Alcoa’s Strategic Adjustments

The incident has accelerated Alcoa’s existing plans:
- Energy Security: A $200 million investment through 2030 targets Iberian grid resilience, including backup generation and microgrids.
- Technology Upgrades: Scaling inert anode technology (reducing restart energy by 50%) and advancing ELYYSIS zero-carbon smelting (targeting commercialization by 2030) could reduce future outage risks.
- Operational Diversification: Shifting production to regions with reliable power, such as Scandinavia, may become a priority.

Conclusion

The San Ciprián outage underscores two realities for investors:
1. Near-Term Pain: Alcoa faces $200–300 million in repair costs, production losses, and earnings dilution. Its $1.2 billion in cash reserves provide a buffer, but the stock’s pre-market dip to $25.40 reflects market skepticism.
2. Long-Term Opportunity: The incident has forced Alcoa to accelerate investments in grid resilience and zero-carbon technologies—strategies that could future-proof its operations.

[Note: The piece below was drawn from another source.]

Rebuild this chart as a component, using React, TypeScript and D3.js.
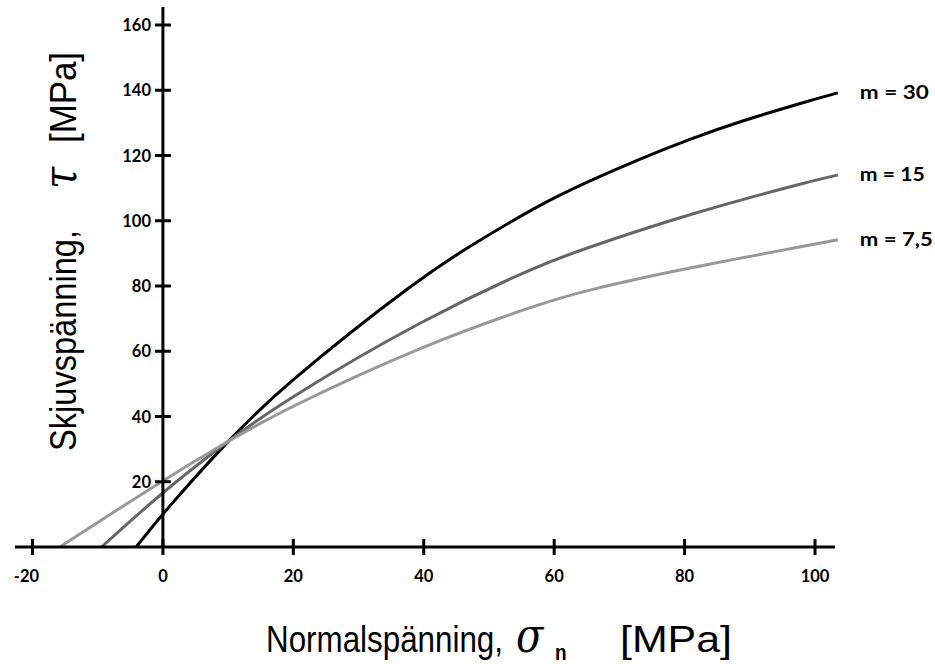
import React from "react";
import * as d3 from "d3";

const xTicks = [-20, 0, 20, 40, 60, 80, 100];
const yTicks = [20, 40, 60, 80, 100, 120, 140, 160];

const curveLabels = ["m = 30", "m = 15", "m = 7,5"];
const curveLabelWidths = [69, 65, 73];
const curveColors = ["#000000", "#666666", "#999999"];

const m30: [number, number][] = [
  [-4.1, 0], [0, 10.4], [9.8, 32.2], [17.9, 48.6], [40, 83.5], [48.3, 93.7],
  [57.8, 105], [65.5, 112.3], [73.2, 119], [80.8, 125], [88.5, 130.5],
  [100, 137.3], [103.5, 139.2],
];
const m15: [number, number][] = [
  [-9.4, 0], [0, 17], [9.8, 32.2], [17.9, 44], [40, 70], [57.8, 86.5],
  [64, 91], [80.8, 102.2], [100, 112.5], [103.5, 114],
];
const m75: [number, number][] = [
  [-15.8, 0], [0, 20.5], [9.8, 32.2], [17.9, 41.5], [40, 62], [57.8, 74.5],
  [64, 78.3], [80.8, 85.7], [100, 92.8], [103.5, 94.2],
];

const series = [m30, m15, m75];

export default function App() {
  const x = d3.scaleLinear().domain([-20, 100]).range([32.5, 815]);
  const y = d3.scaleLinear().domain([0, 160]).range([547, 25]);
  const line = d3
    .line<[number, number]>()
    .x((d) => x(d[0]))
    .y((d) => y(d[1]))
    .curve(d3.curveBasis);

  const x0 = x(0);
  const y0 = y(0);
  const tickFont = "Lato, 'Open Sans', sans-serif";
  const titleFont = "'Liberation Sans', Arial, sans-serif";
  const mathFont = "'DejaVu Serif', serif";

  return (
    <svg
      width={935}
      height={664}
      style={{ position: "absolute", left: 0, top: 0, background: "#fff" }}
    >
      {/* curves */}
      {series.map((s, i) => (
        <path
          key={i}
          d={line(s) || ""}
          fill="none"
          stroke={curveColors[i]}
          strokeWidth={3}
        />
      ))}

      {/* axes */}
      <line x1={15} x2={835} y1={y0} y2={y0} stroke="#000" strokeWidth={3} />
      <line x1={x0} x2={x0} y1={y0} y2={7} stroke="#000" strokeWidth={3} />

      {xTicks.map((t) => (
        <g key={"x" + t}>
          <line x1={x(t)} x2={x(t)} y1={y0 - 8} y2={y0 + 8} stroke="#000" strokeWidth={3} />
          <text
            x={x(t) - (t < 0 ? 6 : 0)}
            y={582}
            textAnchor="middle"
            fontFamily={tickFont}
            fontWeight="bold"
            fontSize={16.5}
            fill="#000"
          >
            {t}
          </text>
        </g>
      ))}

      {yTicks.map((t) => (
        <g key={"y" + t}>
          <line x1={x0 - 8} x2={x0 + 8} y1={y(t)} y2={y(t)} stroke="#000" strokeWidth={3} />
          <text
            x={151}
            y={y(t) + 6}
            textAnchor="end"
            fontFamily={tickFont}
            fontWeight="bold"
            fontSize={16.5}
            fill="#000"
          >
            {t}
          </text>
        </g>
      ))}

      {/* curve labels */}
      {series.map((s, i) => {
        const last = s[s.length - 1];
        return (
          <text
            key={"l" + i}
            x={x(last[0]) + 22}
            y={y(last[1]) + 6}
            fontFamily={tickFont}
            fontWeight="bold"
            fontSize={19}
            textLength={curveLabelWidths[i]}
            lengthAdjust="spacingAndGlyphs"
            fill="#000"
          >
            {curveLabels[i]}
          </text>
        );
      })}

      {/* x title */}
      <g transform="translate(268,652) scale(1,1.2)" fill="#000">
        <text x={-2} y={0} fontFamily={titleFont} fontSize={31} textLength={237} lengthAdjust="spacingAndGlyphs">
          Normalspänning,
        </text>
        <text x={248} y={0} fontFamily={mathFont} fontStyle="italic" fontSize={40}>
          σ
        </text>
        <text x={287} y={7} fontFamily={titleFont} fontWeight="bold" fontSize={19}>
          n
        </text>
        <text x={352} y={0} fontFamily={titleFont} fontSize={31} textLength={112} lengthAdjust="spacingAndGlyphs">
          [MPa]
        </text>
      </g>

      {/* y title */}
      <g transform="translate(76,449) rotate(-90) scale(1,1.18)" fill="#000">
        <text x={-2} y={0} fontFamily={titleFont} fontSize={32} textLength={221} lengthAdjust="spacingAndGlyphs">
          Skjuvspänning,
        </text>
        <text x={260} y={0} fontFamily={mathFont} fontStyle="italic" fontSize={40}>
          τ
        </text>
        <text x={306} y={0} fontFamily={titleFont} fontSize={32} textLength={91} lengthAdjust="spacingAndGlyphs">
          [MPa]
        </text>
      </g>
    </svg>
  );
}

The key risks remain the restart timeline and grid modernization progress. Should Alcoa successfully navigate these challenges, its position in a decarbonizing aluminum market—where its ELYYSIS technology holds a first-mover advantage—could prove decisive. Investors should monitor restart milestones and LME aluminum pricing trends, while keeping an eye on grid reforms in Spain. For now, the outage is a costly reminder: in an era of renewable energy volatility, aluminum producers must treat energy resilience as a core competency—or pay the price.